Morning Routines for Real Life, Backed by Science
Someone once told me that every day you awake is a good day. Perhaps it doesn’t always seem like it by the end of the day, but I have found that if you take time to savor the morning, it will often change your perspective of the rest of the day.
There are many pieces of advice out there about A.M. routines, what “successful” people do, and how to have the healthiest start to your days. Ever wonder where those people find all of the time? I know. So I’m going to break down for you how my morning routine works in real life. It’s fast, easy, and I think everyone can make work for them.
If interested, make sure to check out the complete articles and scientific studies I reference – because SCIENCE.
Hitting the snooze button is actually detrimental to feeling refreshed. According to research published in the Sleep Health journal, hitting snooze will restart your REM cycle. Instead of completing the cycle just as you’re waking up, when you go back to sleep, you start the cycle over. A few minutes later when your alarm rings for the second time, you are interrupting a REM cycle in the middle. So, when you desperately want to go back to sleep, just imagine how much worse you’ll feel especially when you’re rushing to get out the door. Just open your eyes.
What gets me out of bed in the morning and not going back to sleep is the beautiful scene awaiting me just outside my back door. I wake up, turn off my alarm, take a few deep and conscious breaths and sit up slowly. I feel my feet on the floor and stretch out my toes and my hands.
Next, I greet my pets and they usually follow me to the back door. Together we stand together taking in the sights of the morning. I notice the weather, the ripples on the lake, and wildlife present. Stretching a little more, I feel where I have tension in my body. I say a few prayers and surrender to the Universe.
And that is my morning mindfulness routine. All three to five minutes of it. It is a moment of my day to check in with myself and my surroundings. Scientists are little iffy on whether it actually changes the brain, but do generally agree that it helps people manage daily stress.

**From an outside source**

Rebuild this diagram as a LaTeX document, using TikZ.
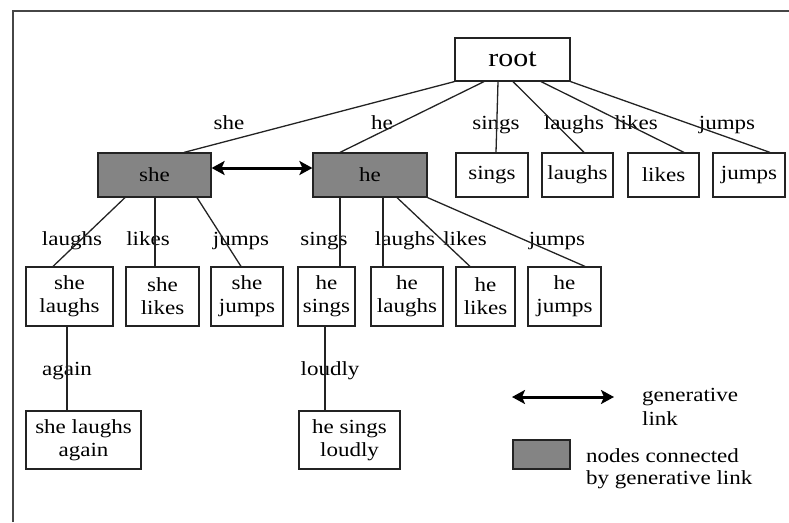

After my mindful moment, I like to get one chore done (5-10 minutes maximum) before getting myself and others ready to leave the house. We started this one-chore rule as a way to cope with the sometimes overwhelming amount of house-work. We each choose one task we would like to do in the A.M., and one task in the P.M.. It may be something as simple as collecting all the glasses around the house and putting them in the dishwasher, clearing-off the coffee table, or putting away stray shoes. If I have the time, I’ll throw in some laundry, empty the dishwasher, or wipe down counters too.
After completing my chore, I have noticed that I feel more accomplished and ready to handle other tasks throughout the day. A simple mindset adjustment could help you reduce anxiety and stress, according to an FSU study. That may be why thinking positively about the chore during the work and once completed, feels so good.
By the way, this is a family rule, and we encourage each other to commit even when we really don’t feel like doing it. That doesn’t mean nagging. Sometimes prompting an option, “Would you like to take out the recycling or sweep the front porch?” will help someone get motivated. Other times helping them with their task may be necessary. Either way, we are each supportive of the other working towards that accomplishment.
water water everywhere
Usually after my morning chore, I drink a full glass of water. After sleeping for several hours, people wake up dehydrated and need water to refresh their bodies and jumpstart their metabolism. I’ll drink one more glass right before leaving the house as well. Hydrated body? Check.
suds it up
I usually take a long hot shower before getting into bed at night, but enjoy a short, cold shower in the morning. It makes me feel refreshed and like I’m putting my best, clean, foot forward. There may be something to that: although there is no scientific evidence to whether a cold v hot shower is the best for mornings.
Really, we’re only talking another 5-10 minutes in my routine to feel ready to face the world. I’ll take that time every chance I get.
hug it out
Hugging each other before we leave the house is very important to us as a family. We believe in communicating with each other and voicing our feelings, so hugs help us feel connected and safe. Scientifically, it releases oxytocin, a feel good hormone, and make us feel more relaxed. We make sure to include the pets as well, and everyone is given a little love before going our separate ways.
Realistically, my routine from eyes open to out of the shower has taken only 30 minutes. Each of those minutes has prepared me for the day ahead. My cup has been filled so I can give to others. A short and sweet beginning.
Questions to Ponder: How do I start my day? Is there room for a new practice? What routines are helping me? What routines are limiting my inner and outer peace? How can I help myself wake refreshed?